• Brief
Set down the data below from its first line to the line holding "minimum height=1.31cm] (intfin)", inclusive; omit all pictures.

## Start

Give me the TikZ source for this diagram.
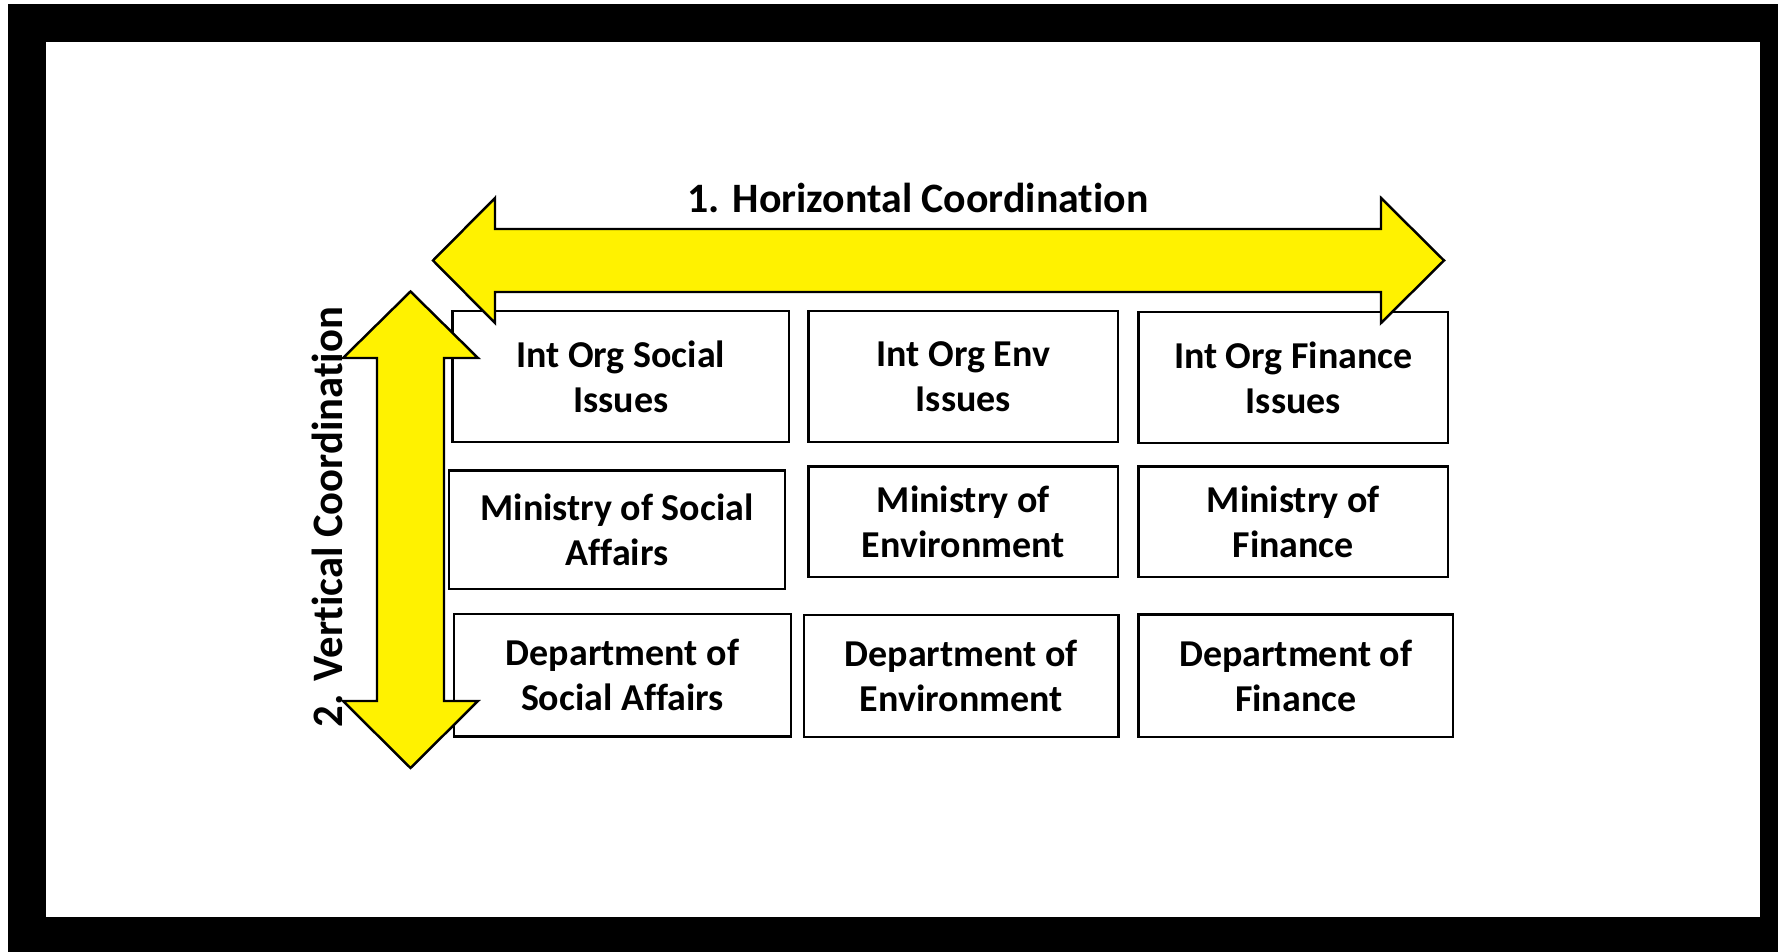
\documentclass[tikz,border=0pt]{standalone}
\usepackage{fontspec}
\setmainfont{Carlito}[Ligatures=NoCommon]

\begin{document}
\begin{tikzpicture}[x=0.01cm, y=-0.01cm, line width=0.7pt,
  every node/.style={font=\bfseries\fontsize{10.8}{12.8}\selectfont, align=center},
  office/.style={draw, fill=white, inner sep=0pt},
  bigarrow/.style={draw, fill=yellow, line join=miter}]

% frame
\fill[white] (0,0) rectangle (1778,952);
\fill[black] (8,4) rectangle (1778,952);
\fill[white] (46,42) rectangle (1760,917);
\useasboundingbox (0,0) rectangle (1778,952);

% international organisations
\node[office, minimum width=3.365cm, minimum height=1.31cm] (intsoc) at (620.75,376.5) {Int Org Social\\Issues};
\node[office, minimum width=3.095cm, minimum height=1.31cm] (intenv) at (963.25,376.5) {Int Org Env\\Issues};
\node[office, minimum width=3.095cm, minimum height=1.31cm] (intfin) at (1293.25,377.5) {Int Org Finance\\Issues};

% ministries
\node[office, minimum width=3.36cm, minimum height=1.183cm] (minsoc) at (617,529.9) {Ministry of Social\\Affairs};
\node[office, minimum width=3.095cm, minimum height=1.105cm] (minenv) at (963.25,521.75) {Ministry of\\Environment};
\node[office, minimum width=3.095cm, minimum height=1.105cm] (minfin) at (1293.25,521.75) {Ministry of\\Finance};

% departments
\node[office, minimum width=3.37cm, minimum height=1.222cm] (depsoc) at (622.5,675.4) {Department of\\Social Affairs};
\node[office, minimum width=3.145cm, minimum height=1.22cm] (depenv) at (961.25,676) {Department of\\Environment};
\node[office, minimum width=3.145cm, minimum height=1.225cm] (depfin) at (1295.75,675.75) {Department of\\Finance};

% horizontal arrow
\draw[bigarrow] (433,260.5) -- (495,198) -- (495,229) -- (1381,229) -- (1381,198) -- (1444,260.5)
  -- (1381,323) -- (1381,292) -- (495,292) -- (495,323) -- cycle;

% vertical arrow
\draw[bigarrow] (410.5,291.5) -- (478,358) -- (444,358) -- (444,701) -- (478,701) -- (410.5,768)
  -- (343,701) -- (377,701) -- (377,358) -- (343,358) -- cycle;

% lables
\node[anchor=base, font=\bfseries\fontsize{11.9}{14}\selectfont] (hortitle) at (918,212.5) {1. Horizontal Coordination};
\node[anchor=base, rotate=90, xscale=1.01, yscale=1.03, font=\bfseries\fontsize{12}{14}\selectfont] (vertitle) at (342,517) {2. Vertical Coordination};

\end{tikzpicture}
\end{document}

## End

• Written reply
Give me the TikZ source for this diagram.
\documentclass[tikz,border=0pt]{standalone}
\usepackage{fontspec}
\setmainfont{Carlito}[Ligatures=NoCommon]

\begin{document}
\begin{tikzpicture}[x=0.01cm, y=-0.01cm, line width=0.7pt,
  every node/.style={font=\bfseries\fontsize{10.8}{12.8}\selectfont, align=center},
  office/.style={draw, fill=white, inner sep=0pt},
  bigarrow/.style={draw, fill=yellow, line join=miter}]

% frame
\fill[white] (0,0) rectangle (1778,952);
\fill[black] (8,4) rectangle (1778,952);
\fill[white] (46,42) rectangle (1760,917);
\useasboundingbox (0,0) rectangle (1778,952);

% international organisations
\node[office, minimum width=3.365cm, minimum height=1.31cm] (intsoc) at (620.75,376.5) {Int Org Social\\Issues};
\node[office, minimum width=3.095cm, minimum height=1.31cm] (intenv) at (963.25,376.5) {Int Org Env\\Issues};
\node[office, minimum width=3.095cm, minimum height=1.31cm] (intfin) at (1293.25,377.5) {Int Org Finance\\Issues};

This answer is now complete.